Greetings from Palmia Observatory,
Well, we are back from our cruise adventure to the Southern Hemisphere with ports of call in New Zealand and Australia with an add on adventure into the outback of Australia. We were also lucky in travelling with old friends, OC Astronomers and Radio Hams, Marty and Bonnie.
Anyway, we are late in wishing everyone a happy new year. So, Happy New Year everyone! There was a lot of celebration aboard the ship, but we were tired out and missed actual new year's by about 3 hours.
|Resident Astronomers say Happy New Year Everyone! (Source: Palmia Observatory)
We joined our cruise ship in Auckland, New Zealand and then after some days of sailing celebrated Christmas at sea off the coast of New Zealand on the way to Tasmania. Here we are at the bottom of the grand staircase in front of the Christmas trees.
|Celebrating Christmas aboard Viking Orion off the New Zealand coast (Source: Palmia Observatory)
Now we had hoped to be able to get some views of the night sky from the Southern Hemisphere, but it was mostly cloudy and overcast with just a patch or two of clear sky. The Viking Orion cruise ship had a resident astronomer on board, Dr. Charles Lineweaver, who conducted a few observing attempts under cloudy skies. Many of us physicist Wannabes are familiar with Dr. Lineweaver from our studies of calculating the entropy of the universe so it was nice to meet him.
We didn't bring a telescope, only a DSLR and flimsy tripod, but Resident Astronomer Peggy managed to look around with shipboard telescope.
|Resident Astronomer tries observing aboard Viking Orion (Source: Palmia Observatory)
One of the things we liked about being onbaord was all the great food. It was nice to enjoy eating a great meal and just watching the sea go by.
|Resident Astronomers enjoy dinner (and martinis) at sea (Source: Palmia Observatory)
Our first stop after Hobart in Tasmania was the mainland Australian city of Melbourne, where we saw the local sites and visited the Melbourne Zoo. We had hoped to see the New Year fireworks celebration in Sydney, but it turned out we were still out at sea at midnight and were only able to get to Sydney on New Years Day. We just sailed passed the Sydney Opera House and didn't have any time to get inside.
|Leaving the cruise in Sydney for Australian outback adventure (Source: Palmia Observatory)
So we disembarked our cruise ship after a day of sightseeing in Sydney and a rest stop at Bondi Beach and hoped on a plane for the flight to the Australian outback. Our first stop there was Ayers Rock Resort, home of the Ayer's Rock, or Uluru as it is called in the aboriginal language.
We still had some time to review more of Dr. Lineweaver's discussion of "Complexity and the Arrow of Time." We read that gravity is the main source of complexity in that the gravitational collapse of big bang hot gas results in clumpy galaxies and solar systems.
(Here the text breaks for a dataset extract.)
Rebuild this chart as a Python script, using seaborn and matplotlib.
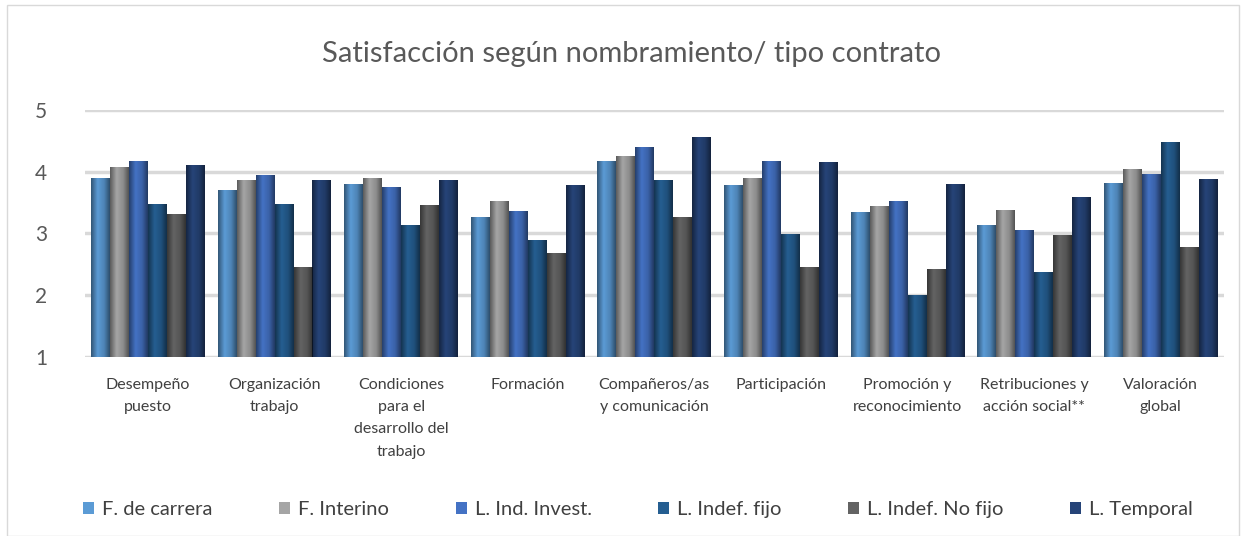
import numpy as np
import pandas as pd
import matplotlib.pyplot as plt
import seaborn as sns
from matplotlib.patches import Rectangle

categorias = ["Desempeño\npuesto", "Organización\ntrabajo",
              "Condiciones\npara el\ndesarrollo del\ntrabajo", "Formación",
              "Compañeros/as\ny comunicación", "Participación",
              "Promoción y\nreconocimiento", "Retribuciones y\nacción social**",
              "Valoración\nglobal"]
series = ["F. de carrera", "F. Interino", "L. Ind. Invest.",
          "L. Indef. fijo", "L. Indef. No fijo", "L. Temporal"]

f_carrera = [3.90, 3.70, 3.80, 3.26, 4.17, 3.78, 3.34, 3.14, 3.82]
f_interino = [4.08, 3.87, 3.90, 3.53, 4.25, 3.89, 3.45, 3.38, 4.05]
l_ind_invest = [4.17, 3.95, 3.75, 3.36, 4.40, 4.18, 3.53, 3.05, 3.97]
l_indef_fijo = [3.48, 3.48, 3.13, 2.89, 3.87, 2.99, 2.01, 2.38, 4.48]
l_indef_nofijo = [3.31, 2.46, 3.46, 2.68, 3.27, 2.46, 2.43, 2.97, 2.78]
l_temporal = [4.10, 3.86, 3.86, 3.79, 4.56, 4.15, 3.80, 3.59, 3.88]

colores = ["#5B9BD5", "#A5A5A5", "#4472C4", "#255E91", "#636363", "#264478"]

valores = [f_carrera, f_interino, l_ind_invest, l_indef_fijo, l_indef_nofijo, l_temporal]
df = pd.DataFrame([
    {"categoria": c, "serie": s, "valor": v}
    for s, vals in zip(series, valores)
    for c, v in zip(categorias, vals)
])

sns.set_style("white")
plt.rcParams["font.family"] = ["Lato", "DejaVu Sans"]

fig = plt.figure(figsize=(12.44, 5.36), dpi=100)
ax = fig.add_axes([0.068, 0.334, 0.916, 0.461])

sns.barplot(data=df, x="categoria", y="valor", hue="serie", order=categorias,
            hue_order=series, palette=colores, width=0.9, saturation=1,
            edgecolor="none", ax=ax, legend=True)

# cylinder-like shading
grad = np.linspace(0, 1, 64)
shade = np.interp(grad, [0, 0.35, 0.7, 1], [0.45, 0.0, 0.15, 0.5])
img = np.zeros((1, 64, 4))
img[0, :, 3] = shade
for p in ax.patches[:len(categorias) * len(series)]:
    x0, y0 = p.get_x(), p.get_y()
    w, h = p.get_width(), p.get_height()
    im = ax.imshow(img, extent=[x0, x0 + w, 1, y0 + h], aspect="auto",
                   zorder=p.get_zorder() + 0.1, interpolation="bilinear")
    im.set_clip_path(p)

ax.set_ylim(1, 5)
ax.set_xlim(-0.5, len(categorias) - 0.5)
ax.set_yticks([1, 2, 3, 4, 5])
ax.yaxis.grid(True, color="#D9D9D9", linewidth=2.5)
ax.set_axisbelow(True)
sns.despine(ax=ax, left=True, bottom=True)
ax.set_xlabel("")
ax.set_ylabel("")
ax.tick_params(axis="x", length=0, pad=15, labelsize=11.5, labelcolor="#404040")
ax.tick_params(axis="y", length=0, pad=27, labelsize=15, labelcolor="#595959")
for lbl in ax.get_xticklabels():
    lbl.set_verticalalignment("top")
    lbl.set_linespacing(1.75)

handles, labels = ax.get_legend_handles_labels()
ax.get_legend().remove()
fig.legend(handles, labels, loc="center", bbox_to_anchor=(0.513, 0.05), ncol=6,
           frameon=False, fontsize=14.5, handlelength=0.55, handleheight=0.55,
           handletextpad=0.4, columnspacing=3.3, labelcolor="#404040")

fig.text(0.508, 0.9, "Satisfacción según nombramiento/ tipo contrato",
         ha="center", va="center", fontsize=21, color="#595959")

fig.patches.append(Rectangle((0.006, 0.0), 0.99, 0.99, transform=fig.transFigure,
                             fill=False, edgecolor="#D9D9D9", linewidth=1))

fig.savefig("out.png", dpi=100)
|Reading Dr. Charlie's book with help from my martini friend (Source: Palmia Observatory)
We had hoped that the outback, given that it is mostly a dry desert type environment, that we would have cloud free nights for observing. But no, the clouds and some rain interfered with that. We had one great night out while at a barbeque event on the outskirts of Alice Springs and the sponsors turned off all the lights and we were almost blinded by the number of visible stars. We didn't bring the DSLR but so enjoyed just seeing so many stars. But any hopes of seeing the LMC and SMC were dashed by lots of clouds in that area of the sky.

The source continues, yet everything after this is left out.